I was playing around with optimization and gradient descent to understand it fully when I came to try to optimize a function that is opaque (i.e a function that for which I don’t know the implementation). I’m curious to know more about this case.
An example of this kind of function would be a function from a 3rd party package that is configurable with some variables and I want to find the best value of these variable for my training set.

So let’s call this function f. f has one variables w to configure its behavior, and takes a parameter x. I have a cost function J, that I want to minimize with the best value of w.

So if I don’t know f then I don’t know the “known” derivative of f. That means there is no easy way to calculate the derivative of J. Right?

So the only way I can think of doing that is to “manually” calculate the derivative of f by changing w by a tiny amount and calculating the difference. However that would be very inefficient as we add a lot more calculation in contrast with the case when it’s a “known” derivative.

So I’m wondering if there exist some other efficient algorithm to optimize this kind of function?

If you use a framework like TensorFlow, you don’t need to manually calculate derivatives because it offers automatic differentiation, which calculates derivatives automatically for you. This feature can be helpful when optimizing these type of functions since it allows you to determine the gradient of the function with respect to the parameters.

I’ve also heard about the Bayesian optimization algorithm, but I don’t know much about it.

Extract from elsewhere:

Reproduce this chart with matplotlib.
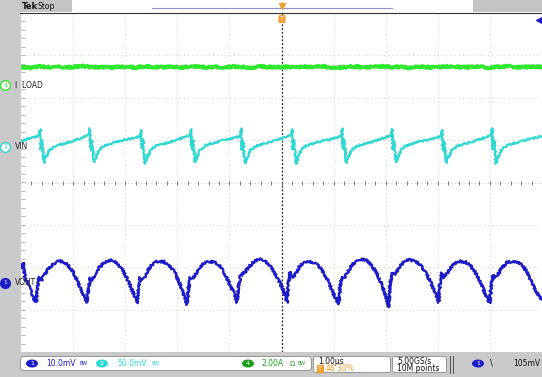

Thanks for the answer. I’ll read about automatic differentiation and Bayesian optimization. That seems to be exactly the kind of answer I was looking for

You don’t need to know the derivatives. If you know the outputs of the function for a range of input values, you can use those as a training set and learn a model of the function.

This is super helpful e.g. if you want to model highly complex relationships in highly dimensional parameter spaces, to compute the gradients efficiently.

Here, autodiff helps to align the complexity of parameters in Deeplearning with physical effects and keep them in sync during an optimization which is highly complex!